**Requirements:** Gather all lines from the material that contain "matplotlib".
------ Information provided ------
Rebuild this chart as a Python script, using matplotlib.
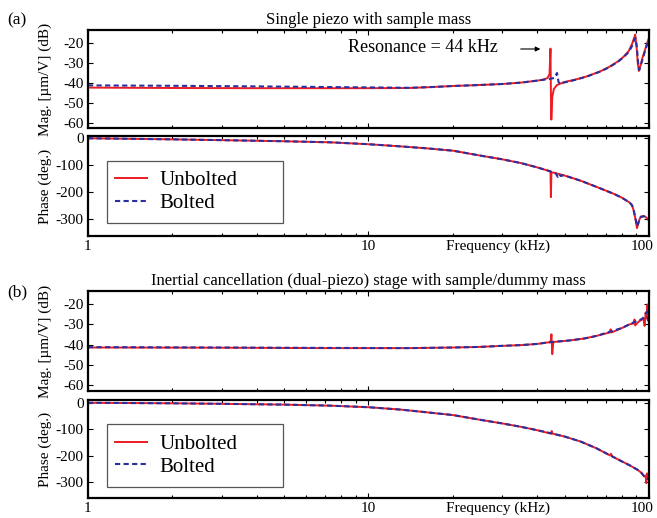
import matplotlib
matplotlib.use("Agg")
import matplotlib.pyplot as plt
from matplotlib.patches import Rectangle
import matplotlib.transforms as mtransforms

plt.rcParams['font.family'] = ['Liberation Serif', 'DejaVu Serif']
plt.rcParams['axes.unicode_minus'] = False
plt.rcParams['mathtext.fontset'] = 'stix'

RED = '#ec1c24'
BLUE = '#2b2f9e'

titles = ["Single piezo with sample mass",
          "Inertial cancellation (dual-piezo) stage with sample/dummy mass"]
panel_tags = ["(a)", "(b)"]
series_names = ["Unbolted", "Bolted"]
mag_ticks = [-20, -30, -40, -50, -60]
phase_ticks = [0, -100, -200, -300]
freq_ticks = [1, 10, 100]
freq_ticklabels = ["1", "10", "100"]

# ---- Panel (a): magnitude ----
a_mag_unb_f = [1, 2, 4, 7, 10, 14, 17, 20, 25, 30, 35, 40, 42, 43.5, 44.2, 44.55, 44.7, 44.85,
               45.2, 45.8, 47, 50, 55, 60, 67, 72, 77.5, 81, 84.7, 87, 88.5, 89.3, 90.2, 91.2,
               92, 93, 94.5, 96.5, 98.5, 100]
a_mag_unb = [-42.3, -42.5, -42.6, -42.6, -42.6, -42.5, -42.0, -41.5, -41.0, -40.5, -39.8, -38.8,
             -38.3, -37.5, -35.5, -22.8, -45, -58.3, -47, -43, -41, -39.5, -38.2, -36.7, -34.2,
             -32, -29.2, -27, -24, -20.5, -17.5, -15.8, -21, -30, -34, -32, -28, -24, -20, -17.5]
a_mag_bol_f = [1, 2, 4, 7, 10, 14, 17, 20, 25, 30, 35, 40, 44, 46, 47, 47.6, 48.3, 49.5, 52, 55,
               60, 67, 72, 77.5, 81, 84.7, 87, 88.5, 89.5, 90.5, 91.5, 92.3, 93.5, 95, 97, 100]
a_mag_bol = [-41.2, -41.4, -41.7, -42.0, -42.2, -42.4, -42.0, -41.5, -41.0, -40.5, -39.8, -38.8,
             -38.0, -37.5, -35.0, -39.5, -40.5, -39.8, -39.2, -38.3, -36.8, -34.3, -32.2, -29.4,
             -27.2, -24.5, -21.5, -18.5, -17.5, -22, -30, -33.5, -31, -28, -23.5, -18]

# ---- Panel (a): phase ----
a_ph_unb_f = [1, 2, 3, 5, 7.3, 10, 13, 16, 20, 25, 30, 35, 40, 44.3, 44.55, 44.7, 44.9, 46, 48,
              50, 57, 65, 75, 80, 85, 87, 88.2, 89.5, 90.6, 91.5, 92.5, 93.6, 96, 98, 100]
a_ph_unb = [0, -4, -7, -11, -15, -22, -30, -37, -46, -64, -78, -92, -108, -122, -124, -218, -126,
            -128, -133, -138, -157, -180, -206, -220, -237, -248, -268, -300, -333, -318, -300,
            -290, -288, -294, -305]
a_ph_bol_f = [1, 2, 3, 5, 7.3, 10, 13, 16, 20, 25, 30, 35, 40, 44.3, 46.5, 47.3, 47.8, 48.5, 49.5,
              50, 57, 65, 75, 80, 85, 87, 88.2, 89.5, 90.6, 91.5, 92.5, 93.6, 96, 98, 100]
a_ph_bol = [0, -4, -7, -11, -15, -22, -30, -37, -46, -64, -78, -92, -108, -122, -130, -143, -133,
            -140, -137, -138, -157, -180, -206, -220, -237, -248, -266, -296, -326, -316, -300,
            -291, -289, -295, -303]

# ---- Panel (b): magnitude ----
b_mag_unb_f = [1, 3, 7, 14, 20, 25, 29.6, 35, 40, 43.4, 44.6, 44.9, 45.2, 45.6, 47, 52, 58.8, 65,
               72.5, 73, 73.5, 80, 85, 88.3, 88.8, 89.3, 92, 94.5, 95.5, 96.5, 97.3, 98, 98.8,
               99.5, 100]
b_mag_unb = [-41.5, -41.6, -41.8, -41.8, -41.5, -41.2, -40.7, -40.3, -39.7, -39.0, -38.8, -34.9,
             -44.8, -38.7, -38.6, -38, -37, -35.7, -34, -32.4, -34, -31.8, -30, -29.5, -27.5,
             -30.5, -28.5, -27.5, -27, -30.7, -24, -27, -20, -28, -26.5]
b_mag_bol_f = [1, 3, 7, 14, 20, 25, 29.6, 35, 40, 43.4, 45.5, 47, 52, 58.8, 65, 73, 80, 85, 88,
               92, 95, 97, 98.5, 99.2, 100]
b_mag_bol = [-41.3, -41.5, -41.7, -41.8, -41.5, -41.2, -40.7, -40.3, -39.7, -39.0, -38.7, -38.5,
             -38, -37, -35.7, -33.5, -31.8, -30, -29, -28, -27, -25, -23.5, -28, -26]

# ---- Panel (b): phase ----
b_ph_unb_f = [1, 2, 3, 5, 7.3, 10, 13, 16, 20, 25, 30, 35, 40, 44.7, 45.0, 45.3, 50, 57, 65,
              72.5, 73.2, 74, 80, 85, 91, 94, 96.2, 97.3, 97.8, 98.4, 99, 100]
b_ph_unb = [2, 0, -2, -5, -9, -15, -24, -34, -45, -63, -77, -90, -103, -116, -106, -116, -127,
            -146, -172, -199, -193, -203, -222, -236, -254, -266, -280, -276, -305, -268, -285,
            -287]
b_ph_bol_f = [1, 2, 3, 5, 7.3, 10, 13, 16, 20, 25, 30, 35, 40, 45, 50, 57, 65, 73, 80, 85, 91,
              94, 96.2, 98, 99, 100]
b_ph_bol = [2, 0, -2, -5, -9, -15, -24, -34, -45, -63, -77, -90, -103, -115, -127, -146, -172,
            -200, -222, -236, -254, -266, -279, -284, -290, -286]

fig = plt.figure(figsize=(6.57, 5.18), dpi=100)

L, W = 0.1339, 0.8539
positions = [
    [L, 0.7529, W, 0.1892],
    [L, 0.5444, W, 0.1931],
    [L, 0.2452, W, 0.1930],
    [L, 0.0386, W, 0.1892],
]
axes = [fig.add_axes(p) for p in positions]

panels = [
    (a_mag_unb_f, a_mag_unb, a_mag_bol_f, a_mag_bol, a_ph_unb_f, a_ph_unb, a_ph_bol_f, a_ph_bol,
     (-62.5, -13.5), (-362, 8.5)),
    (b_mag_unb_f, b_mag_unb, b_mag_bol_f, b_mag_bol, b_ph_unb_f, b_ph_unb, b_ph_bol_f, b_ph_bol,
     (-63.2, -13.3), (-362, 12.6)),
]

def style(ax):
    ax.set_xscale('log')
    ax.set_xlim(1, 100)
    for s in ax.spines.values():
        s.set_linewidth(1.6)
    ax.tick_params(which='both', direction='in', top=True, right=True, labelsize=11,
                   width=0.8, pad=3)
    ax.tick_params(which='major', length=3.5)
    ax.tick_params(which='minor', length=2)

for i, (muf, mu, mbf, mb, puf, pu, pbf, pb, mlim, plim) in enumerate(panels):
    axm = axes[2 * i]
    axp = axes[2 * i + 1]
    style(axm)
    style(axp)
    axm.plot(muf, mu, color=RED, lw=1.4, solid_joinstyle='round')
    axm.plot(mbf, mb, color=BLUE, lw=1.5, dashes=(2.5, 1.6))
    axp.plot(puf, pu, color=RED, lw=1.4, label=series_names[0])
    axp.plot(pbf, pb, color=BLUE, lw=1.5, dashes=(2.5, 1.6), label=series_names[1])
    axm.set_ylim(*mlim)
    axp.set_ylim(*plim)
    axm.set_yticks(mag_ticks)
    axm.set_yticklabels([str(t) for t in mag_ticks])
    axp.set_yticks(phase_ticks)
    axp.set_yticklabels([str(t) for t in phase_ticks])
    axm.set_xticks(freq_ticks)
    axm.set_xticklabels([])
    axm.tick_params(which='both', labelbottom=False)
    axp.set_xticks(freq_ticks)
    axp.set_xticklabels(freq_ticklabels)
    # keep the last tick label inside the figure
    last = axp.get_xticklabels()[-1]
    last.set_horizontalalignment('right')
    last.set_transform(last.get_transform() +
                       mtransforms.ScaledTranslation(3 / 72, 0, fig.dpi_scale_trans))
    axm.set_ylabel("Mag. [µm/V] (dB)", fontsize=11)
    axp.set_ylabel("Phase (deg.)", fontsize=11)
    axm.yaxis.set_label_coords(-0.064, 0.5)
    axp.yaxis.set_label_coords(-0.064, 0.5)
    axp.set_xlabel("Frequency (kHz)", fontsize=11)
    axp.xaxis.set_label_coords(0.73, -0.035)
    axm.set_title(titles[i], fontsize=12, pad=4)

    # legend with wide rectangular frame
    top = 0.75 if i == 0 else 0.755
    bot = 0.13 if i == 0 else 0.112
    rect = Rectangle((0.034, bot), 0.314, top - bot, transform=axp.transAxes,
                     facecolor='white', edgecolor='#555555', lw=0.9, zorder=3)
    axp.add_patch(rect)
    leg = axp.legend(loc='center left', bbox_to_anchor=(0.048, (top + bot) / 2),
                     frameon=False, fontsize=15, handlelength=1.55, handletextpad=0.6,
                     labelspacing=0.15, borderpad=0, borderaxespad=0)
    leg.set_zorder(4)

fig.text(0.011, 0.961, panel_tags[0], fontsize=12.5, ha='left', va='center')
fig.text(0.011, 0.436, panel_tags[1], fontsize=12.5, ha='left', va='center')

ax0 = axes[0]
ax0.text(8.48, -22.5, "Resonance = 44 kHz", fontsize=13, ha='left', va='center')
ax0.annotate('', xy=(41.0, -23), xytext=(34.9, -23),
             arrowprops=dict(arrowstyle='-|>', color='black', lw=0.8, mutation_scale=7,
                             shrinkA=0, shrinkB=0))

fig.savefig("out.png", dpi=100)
------
**Expected answer:**
Rebuild this chart as a Python script, using matplotlib.
import matplotlib
matplotlib.use("Agg")
import matplotlib.pyplot as plt
from matplotlib.patches import Rectangle
import matplotlib.transforms as mtransforms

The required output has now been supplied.